Le fait que nos voisins et amis mexicains doivent dorénavant obtenir un visa pour visiter le Canada nous permet de constater avec étonnement à quel point des décideurs pourtant bien avisés peuvent parfois prendre des décisions qui manquent de vision.

Puisque les demandes de statut de réfugié du Mexique représentent maintenant plus d'un quart de toutes les demandes de personnes cherchant à fuir les conflits et la persécution, cette décision semble à première vue justifiée, équitable et raisonnable.

 

 

Sans autre préavis, un délai de conformité de 48 heures a été imposé à des milliers de ressortissants mexicains qui, de bonne foi, se préparaient à voyager dans diverses régions du Canada. Le tout exécuté à la veille de leur période de congé annuel estival.

Ce délai inéquitable a causé préjudice à notre propre industrie touristique avec d'innombrables annulations de billets d'avion, de réservations hôtelières, de locations de voiture, de rassemblements de familles et d'amis, sans compter l'état de panique créé dans nos établissements diplomatiques au Mexique. De nombreux reportages ont indiqué que des centaines de Mexicains tentaient toujours de soumettre leur demande de 85$ aux fonctionnaires canadiens pris de court. Mais à quoi a-t-on pensé?

Le Mexique n'est pas un quelconque pays d'un autre hémisphère. Cette puissance émergente est la 11e économie au monde. C'est un partenaire et ami de longue date du Canada. Nous entretenons d'excellentes relations avec ce pays depuis plus de 65 ans et nos liens se sont particulièrement resserrés au cours des 15 dernières années grâce à l'Accord de libre-échange nord-américain (ALENA).

Le Mexique est le cinquième marché d'exportation en importance pour le Canada.
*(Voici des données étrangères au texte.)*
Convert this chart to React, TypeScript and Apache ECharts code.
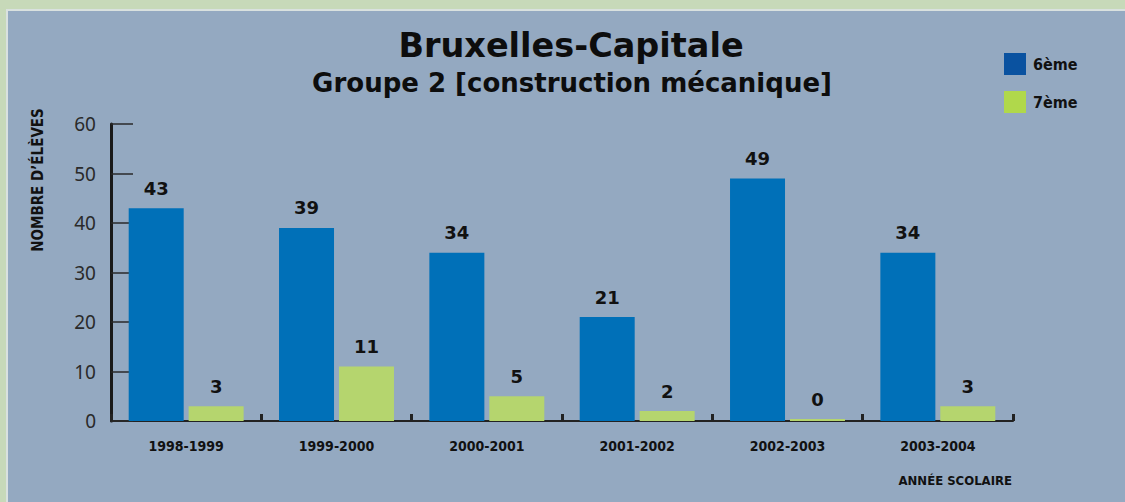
import React, { useEffect, useRef } from "react";
import * as echarts from "echarts";

const categories = ["1998-1999", "1999-2000", "2000-2001", "2001-2002", "2002-2003", "2003-2004"];
const sixieme = [43, 39, 34, 21, 49, 34];
const septieme = [3, 11, 5, 2, 0, 3];
const seriesNames = ["6ème", "7ème"];
const titleText = "Bruxelles-Capitale";
const subtitleText = "Groupe 2 [construction mécanique]";
const yAxisTitle = "NOMBRE D’ÉLÈVES";
const xAxisTitle = "ANNÉE SCOLAIRE";

const NARROW = "'DejaVu Sans Condensed', 'Liberation Sans Narrow', sans-serif";
const WIDE = "'DejaVu Sans', Verdana, sans-serif";

export default function App() {
  const ref = useRef<HTMLDivElement>(null);
  useEffect(() => {
    document.body.style.margin = "0";
    const chart = echarts.init(ref.current!, null, { renderer: "svg" });
    const labelStyle = {
      show: true,
      position: "top" as const,
      distance: 11,
      fontFamily: WIDE,
      fontWeight: "bold" as const,
      fontSize: 18,
      color: "#111",
    };
    chart.setOption({
      animation: false,
      backgroundColor: "#c7d9b9",
      title: [
        {
          text: titleText,
          left: 571,
          top: 28,
          textAlign: "center",
          padding: 0,
          textStyle: { fontFamily: WIDE, fontWeight: "bold", fontSize: 33.5, color: "#0d0d0d" },
        },
        {
          text: subtitleText,
          left: 572,
          top: 70,
          textAlign: "center",
          padding: 0,
          textStyle: { fontFamily: WIDE, fontWeight: "bold", fontSize: 26, color: "#0d0d0d" },
        },
      ],
      legend: {
        orient: "vertical",
        left: 1004,
        top: 53,
        padding: 0,
        itemWidth: 22,
        itemHeight: 22,
        itemGap: 16,
        icon: "rect",
        textStyle: { fontFamily: NARROW, fontWeight: "bold", fontSize: 16, color: "#111", padding: [0, 0, 0, 2] },
        data: [
          { name: seriesNames[0], itemStyle: { color: "#0a52a0" } },
          { name: seriesNames[1], itemStyle: { color: "#b0d84b" } },
        ],
      },
      graphic: [
        { type: "rect", z: -10, shape: { x: 6, y: 9, width: 1125, height: 502 }, style: { fill: "#d9e1df" } },
        { type: "rect", z: -9, shape: { x: 8, y: 11, width: 1125, height: 502 }, style: { fill: "#94a9c1" } },
        {
          type: "text",
          x: 38,
          y: 180,
          rotation: Math.PI / 2,
          style: {
            text: yAxisTitle,
            fontFamily: NARROW,
            fontWeight: "bold",
            fontSize: 15,
            fill: "#111",
            textAlign: "center",
            textVerticalAlign: "middle",
          },
        },
        {
          type: "text",
          x: 1012,
          y: 480,
          style: {
            text: xAxisTitle,
            fontFamily: NARROW,
            fontWeight: "bold",
            fontSize: 13,
            fill: "#111",
            textAlign: "right",
            textVerticalAlign: "middle",
          },
        },
      ],
      grid: { left: 111, right: 112, top: 124, bottom: 81, containLabel: false },
      xAxis: {
        type: "category",
        data: categories,
        axisLine: { lineStyle: { color: "#222", width: 2 } },
        axisTick: { show: true, inside: true, length: 7, lineStyle: { color: "#222", width: 3 } },
        axisLabel: { interval: 0, margin: 18, fontFamily: NARROW, fontWeight: "bold", fontSize: 14, color: "#111" },
      },
      yAxis: {
        type: "value",
        min: 0,
        max: 60,
        interval: 10,
        splitLine: { show: false },
        axisLine: { show: true, lineStyle: { color: "#1a1a1a", width: 3 } },
        axisTick: { show: true, inside: true, length: 22, lineStyle: { color: "#2a2a2a", width: 1.5 } },
        axisLabel: { margin: 15, fontFamily: "'Noto Sans', 'Open Sans', sans-serif", fontSize: 19, color: "#2a2a2a" },
      },
      series: [
        {
          name: seriesNames[0],
          type: "bar",
          data: sixieme,
          barWidth: 55,
          barGap: "9%",
          itemStyle: { color: "#0070b8" },
          label: labelStyle,
        },
        {
          name: seriesNames[1],
          type: "bar",
          data: septieme,
          barWidth: 55,
          barGap: "9%",
          barMinHeight: 2,
          itemStyle: { color: "#b5d56e" },
          label: labelStyle,
        },
      ],
    });
    return () => chart.dispose();
  }, []);
  return <div ref={ref} style={{ width: 1125, height: 502 }} />;
}
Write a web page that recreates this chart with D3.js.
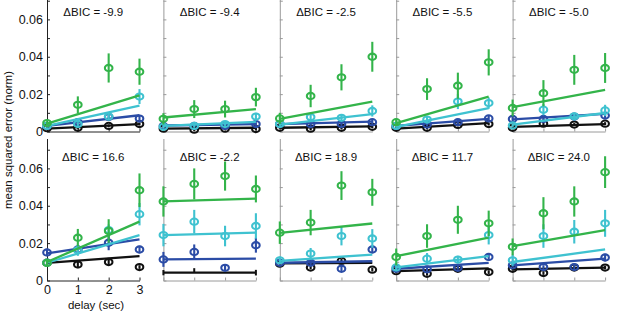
<!DOCTYPE html>
<html><head><meta charset="utf-8">
<script src="https://cdn.jsdelivr.net/npm/d3@7"></script>
<style>body{margin:0;background:#fff}</style>
</head><body>
<svg id="c" width="617" height="313"></svg>
<script>
const deltaBIC = ["-9.9","-9.4","-2.5","-5.5","-5.0","16.6","-2.2","18.9","11.7","24.0"];
const delays = [0,1,2,3];
const xTicks = [0,1,2,3];
const yTicks = [0,0.01,0.02,0.03,0.04,0.05,0.06,0.07];
const yTickLabels = [0,0.02,0.04,0.06];

const greenMean = [
[0.0045,0.0143,0.034,0.032],[0.0068,0.012,0.012,0.0184],[0.007,0.019,0.029,0.040],
[0.005,0.0227,0.0245,0.037],[0.0126,0.0205,0.033,0.034],[0.0094,0.0229,0.0265,0.0483],
[0.0423,0.0517,0.0559,0.049],[0.0256,0.031,0.0508,0.0472],[0.0126,0.0238,0.0325,0.0306],
[0.018,0.036,0.0423,0.058]];
const greenErr = [
[0.001,0.0045,0.0078,0.007],[0.003,0.0048,0.0045,0.005],[0.003,0.006,0.007,0.008],
[0.002,0.0058,0.007,0.007],[0.0045,0.007,0.008,0.008],[0.0015,0.0047,0.0063,0.009],
[0.0081,0.0083,0.0078,0.0072],[0.006,0.0068,0.0077,0.0072],[0.0045,0.0063,0.0075,0.0068],
[0.0045,0.0086,0.0081,0.0085]];
const greenFit = [[0.0042,0.0193],[0.0075,0.012],[0.0068,0.016],[0.0045,0.0187],[0.0131,0.0223],
[0.0099,0.0315],[0.0423,0.0438],[0.0255,0.0305],[0.013,0.0229],[0.0184,0.027]];

const cyanMean = [
[0.003,0.004,0.008,0.0187],[0.0025,0.003,0.004,0.008],[0.004,0.0078,0.0073,0.011],
[0.003,0.0064,0.016,0.0152],[0.0032,0.0117,0.0081,0.0113],[0.0095,0.0162,0.027,0.0355],
[0.0243,0.0315,0.0238,0.0292],[0.0108,0.0144,0.0238,0.0225],[0.007,0.0117,0.0112,0.0243],
[0.0108,0.0238,0.0261,0.0306]];
const cyanErr = [
[0.001,0.001,0.002,0.004],[0.001,0.001,0.001,0.002],[0.001,0.002,0.0015,0.003],
[0.001,0.002,0.004,0.003],[0.001,0.003,0.002,0.003],[0.0015,0.003,0.003,0.006],
[0.006,0.0063,0.0055,0.0068],[0.002,0.003,0.005,0.005],[0.002,0.003,0.002,0.005],
[0.003,0.0063,0.0063,0.0072]];
const cyanFit = [[0.003,0.0138],[0.003,0.0052],[0.0037,0.0093],[0.0025,0.0125],[0.0037,0.0099],
[0.0095,0.0243],[0.0243,0.0256],[0.0105,0.0139],[0.007,0.013],[0.0099,0.0166]];

const blueMean = [
[0.003,0.005,0.0078,0.0069],[0.003,0.003,0.003,0.004],[0.004,0.004,0.004,0.005],
[0.003,0.0037,0.005,0.007],[0.0067,0.0067,0.008,0.0085],[0.015,0.0166,0.0202,0.0166],
[0.0113,0.0153,0.0068,0.0189],[0.0095,0.0095,0.0063,0.0166],[0.0063,0.006,0.0068,0.0126],
[0.0081,0.0072,0.0072,0.0123]];
const blueErr = [
[0.0008,0.001,0.0015,0.0015],[0.0008,0.0008,0.0008,0.001],[0.0008,0.001,0.001,0.0012],
[0.0008,0.001,0.0012,0.0015],[0.0015,0.0015,0.0015,0.0015],[0.002,0.002,0.004,0.002],
[0.004,0.004,0.0015,0.004],[0.001,0.0015,0.0015,0.002],[0.001,0.001,0.001,0.002],
[0.001,0.001,0.001,0.002]];
const blueFit = [[0.003,0.0087],[0.0032,0.004],[0.004,0.0053],[0.003,0.0068],[0.0065,0.0094],
[0.0145,0.022],[0.0113,0.0117],[0.0095,0.0103],[0.0063,0.0094],[0.0081,0.0117]];

const blackMean = [
[0.0018,0.002,0.003,0.004],[0.0015,0.001,0.0015,0.0013],[0.002,0.0015,0.002,0.0025],
[0.002,0.002,0.0035,0.004],[0.002,0.0042,0.0037,0.0042],[0.0095,0.0086,0.0099,0.0072],
[null,null,null,null],[0.009,0.0069,0.0105,0.0058],[0.005,0.0036,0.0063,0.0045],
[0.0063,0.004,0.0069,0.0069]];
const blackErr = [
[0.0008,0.0008,0.0008,0.0008],[0.0008,0.0008,0.0008,0.0008],[0.0008,0.0008,0.0008,0.0008],
[0.0008,0.0008,0.0008,0.0008],[0.0008,0.0008,0.0008,0.0008],[0.001,0.002,0.002,0.001],
[0,0,0,0],[0.001,0.001,0.001,0.001],[0.001,0.001,0.001,0.001],[0.001,0.001,0.001,0.001]];
const blackFit = [[0.0015,0.004],[0.0015,0.002],[0.002,0.0027],[0.0015,0.0045],[0.0025,0.004],
[0.0094,0.013],[0.0042,0.0042],[0.0092,0.0094],[0.005,0.0065],[0.006,0.0069]];
// panel 7 black: error bars only [delay, low, high]
const blackBarsPanel7 = [[0,0.0028,0.0056],[1,0.0042,0.0066],[3,0.0027,0.0057]];

const series = [
  {mean: blackMean, err: blackErr, fit: blackFit, color: "#111111"},
  {mean: blueMean, err: blueErr, fit: blueFit, color: "#2b4ca6"},
  {mean: cyanMean, err: cyanErr, fit: cyanFit, color: "#3fc2d0"},
  {mean: greenMean, err: greenErr, fit: greenFit, color: "#33b44a"}
];

const svg = d3.select("#c");
const FONT = "'Liberation Sans', Arial, Helvetica, sans-serif";
const colStep = 116.4, firstX = 47, plotW = 92.5;
const zeroY = [131.5, 280.5], plotH = 142;

deltaBIC.forEach((lab, i) => {
  const col = i % 5, row = Math.floor(i / 5);
  const x0 = firstX + col * colStep;
  const x = d3.scaleLinear().domain([0, 3]).range([x0, x0 + plotW]);
  const y = d3.scaleLinear().domain([0, 0.076]).range([zeroY[row], zeroY[row] - plotH]);
  const labeled = col === 0;
  const axCol = labeled ? "#222" : "#9a9a9a";
  const g = svg.append("g");

  const yAx = d3.axisLeft(y).tickValues(yTicks).tickSizeInner(-3).tickSizeOuter(0).tickPadding(4)
    .tickFormat(d => {
      if (!labeled) return "";
      const hit = yTickLabels.find(v => Math.abs(v - d) < 1e-9);
      if (hit === undefined) return "";
      return hit === 0 ? "0" : d3.format(".2f")(hit);
    });
  const ya = g.append("g").attr("transform", `translate(${x0},0)`).call(yAx);
  ya.selectAll("path,line").attr("stroke", axCol);
  ya.selectAll("text").attr("font-family", FONT).attr("font-size", 12.5).attr("fill", "#111");

  const xAx = d3.axisBottom(x).tickValues(xTicks).tickSizeInner(-3).tickSizeOuter(0).tickPadding(5)
    .tickFormat(d => (labeled && row === 1) ? d : "");
  const xa = g.append("g").attr("transform", `translate(0,${zeroY[row]})`).call(xAx);
  xa.selectAll("path,line").attr("stroke", axCol);
  xa.selectAll("text").attr("font-family", FONT).attr("font-size", 12.5).attr("fill", "#111");

  g.append("text").attr("x", x0 + plotW / 2).attr("y", row === 0 ? 16 : 161)
    .attr("text-anchor", "middle").attr("font-family", FONT).attr("font-size", 11.5)
    .attr("fill", "#111").text("\u0394BIC = " + lab);

  series.forEach(s => {
    const f = s.fit[i];
    g.append("line").attr("x1", x(0)).attr("x2", x(3)).attr("y1", y(f[0])).attr("y2", y(f[1]))
      .attr("stroke", s.color).attr("stroke-width", 2.3);
    s.mean[i].forEach((m, j) => {
      if (m === null) return;
      const e = s.err[i][j];
      g.append("line").attr("x1", x(delays[j])).attr("x2", x(delays[j]))
        .attr("y1", y(m - e)).attr("y2", y(m + e))
        .attr("stroke", s.color).attr("stroke-width", 2.1);
      g.append("ellipse").attr("cx", x(delays[j])).attr("cy", y(m)).attr("rx", 3.8).attr("ry", 3.1)
        .attr("fill", "none").attr("stroke", s.color).attr("stroke-width", 2.1);
    });
  });
  if (i === 6) {
    blackBarsPanel7.forEach(b => {
      g.append("line").attr("x1", x(b[0])).attr("x2", x(b[0])).attr("y1", y(b[1])).attr("y2", y(b[2]))
        .attr("stroke", "#111").attr("stroke-width", 2);
    });
  }
});

svg.append("text").attr("transform", "translate(12,140) rotate(-90)").attr("text-anchor", "middle")
  .attr("font-family", FONT).attr("font-size", 11.5).attr("fill", "#111").text("mean squared error (norm)");
svg.append("text").attr("x", 96).attr("y", 309).attr("text-anchor", "middle")
  .attr("font-family", FONT).attr("font-size", 11.5).attr("fill", "#111").text("delay (sec)");
</script>
</body></html>
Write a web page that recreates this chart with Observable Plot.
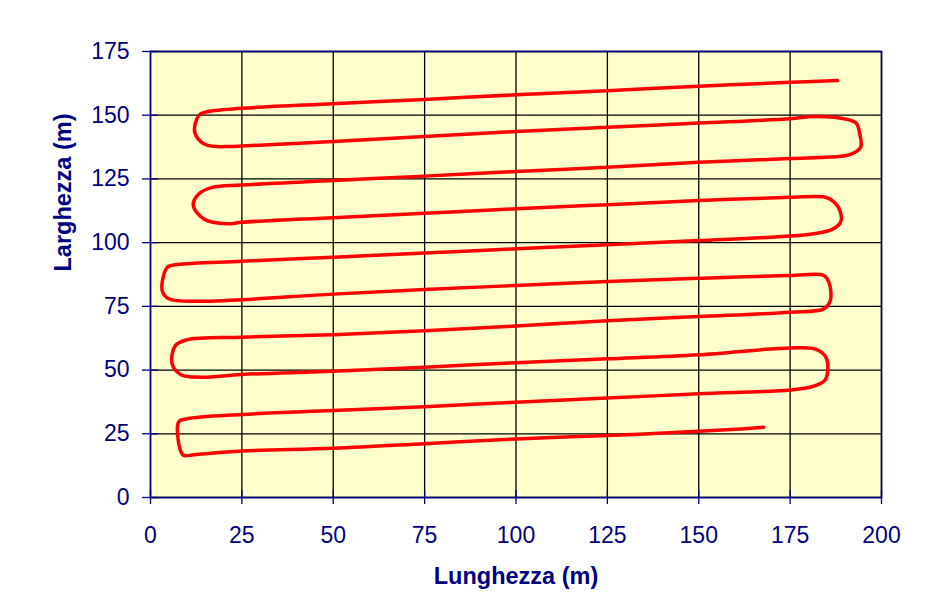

Au cours des 15 dernières années, des entreprises canadiennes ont injecté au Mexique plus de 9 milliards en investissements directs et nous sommes maintenant le troisième investisseur étranger en importance. Plus de 2000 entreprises canadiennes sont établies dans ce pays. En 2008, 1,2 million de Canadiens ont dépensé 1,5 milliard au Mexique.

Ces nouvelles tensions indésirables exercent ainsi une pression accrue sur nos industries touristiques respectives, déjà durement touchées cette année par le virus A (H1N1) au Mexique et la météo peu clémente du nord-est du Canada.

Le Mexique demeure la sixième source de visiteurs au Canada avec plus de 260 000 arrivées par an. Tourisme Montréal a indiqué que 90 000 Mexicains injectent chaque année environ 60 millions dans l'économie de la métropole. Une telle approche peu éclairée de la part de certains décideurs canadiens pourrait mettre en péril la viabilité de notre industrie touristique bilatérale et exercer une pression inutile sur une relation exemplaire... Et si le Mexique devait gentiment répliquer et éventuellement adopter une approche semblable en exigeant des visas et des frais des visiteurs canadiens? À ce stade du débat, il a eu la sagesse de ne s'en prendre qu'aux représentants officiels du pays.

Derrière cette décision peu réfléchie réside la question des demandes d'asile formulées par un nombre grandissant de ressortissants mexicains cherchant à fuir leur conjoncture économique et sociale. Les défis liés à la hausse de la criminalité et de la pauvreté font du Canada un endroit de rêve pour nombre de Mexicains qui ne voient pas d'avenir pour leurs enfants et qui souhaitent leur offrir une part de cette terre d'accueil et de compassion.

De nombreux reportages ont aussi fait état de l'existence au Mexique de promotions frauduleuses formulées par des parties sans scrupules cherchant à profiter de notre système de demande d'asile, poussant ainsi des centaines de citoyens à tenter leur chance et entraînant une augmentation accrue et récente des demandes d'asile.

Plutôt que d'annoncer des mesures que l'on aurait pu mettre en place dans un délai raisonnable de 90 jours, d'accroître les ressources afin de mieux soutenir nos agents locaux d'immigration, de multiplier nos efforts de communication grand public afin de contrer la fraude et d'accélérer nos enquêtes sur ces agissements suspects, un bien-pensant a choisi une solution facile. Il a de ce fait pénalisé 96% des Mexicains de bonne foi souhaitant visiter notre pays. Bon coup pour nos relations bilatérales et tant pis pour les dommages causés à notre image à l'étranger. Beau travail, Canada!

L'auteur est spécialiste en matière de stratégies et de communications et associé directeur du bureau montréalais du cabinet international Cohn&Wolfe.